Solitary waves in auxetic rods with quadratic nonlinearity: Exact analytical solutions and numerical simulations

Abstract

Special soliton analytical solutions are seeked for the so‐called double dispersion equation (or Porubov's equation), which describes the propagation of longitudinal waves in an elastic rod. Using the F‐expansion method, a new interesting class of traveling solitary waves is obtained. As a byproduct, the results obtained by other authors for some special cases are regained. Some numerical simulations are also performed. Splitting of various initial pulses during propagation into a sequence of solitary waves is considered. The dependence of the amplitude and the velocity of the solitary waves on Poisson's ratio is discussed in detail. Collisions between some obtained solitary waves are also presented.
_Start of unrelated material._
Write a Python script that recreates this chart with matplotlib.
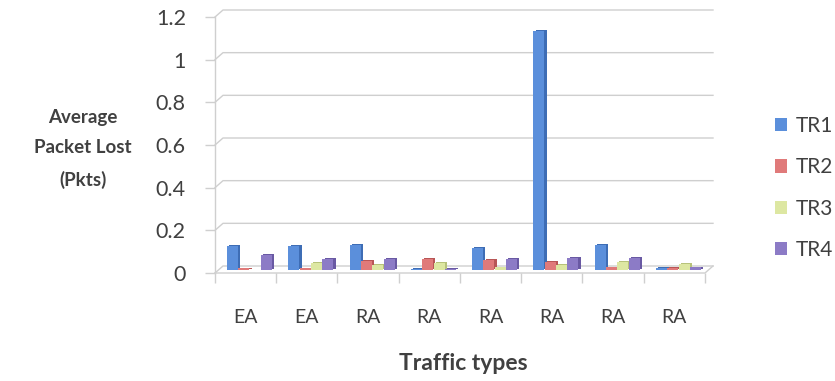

The simulation results are compared with the obtained exact analytical solutions—the latter reflect the perfect balance between the nonlinearity and dispersion. The comparison indicates that the obtained exact solutions are useful for describing more complicated wave fields studied by numerical simulations. It also indicates that the numerical results for auxetic materials are in better agreement with theoretical solutions than in the case of ordinary materials. Furthermore, one can conclude that the Secant pulse generates solitary waves closer to the analytical predictions than a Gaussian pulse. This is similar to the case of variational method, where the Secant trial function is also more proper than the Gaussian one.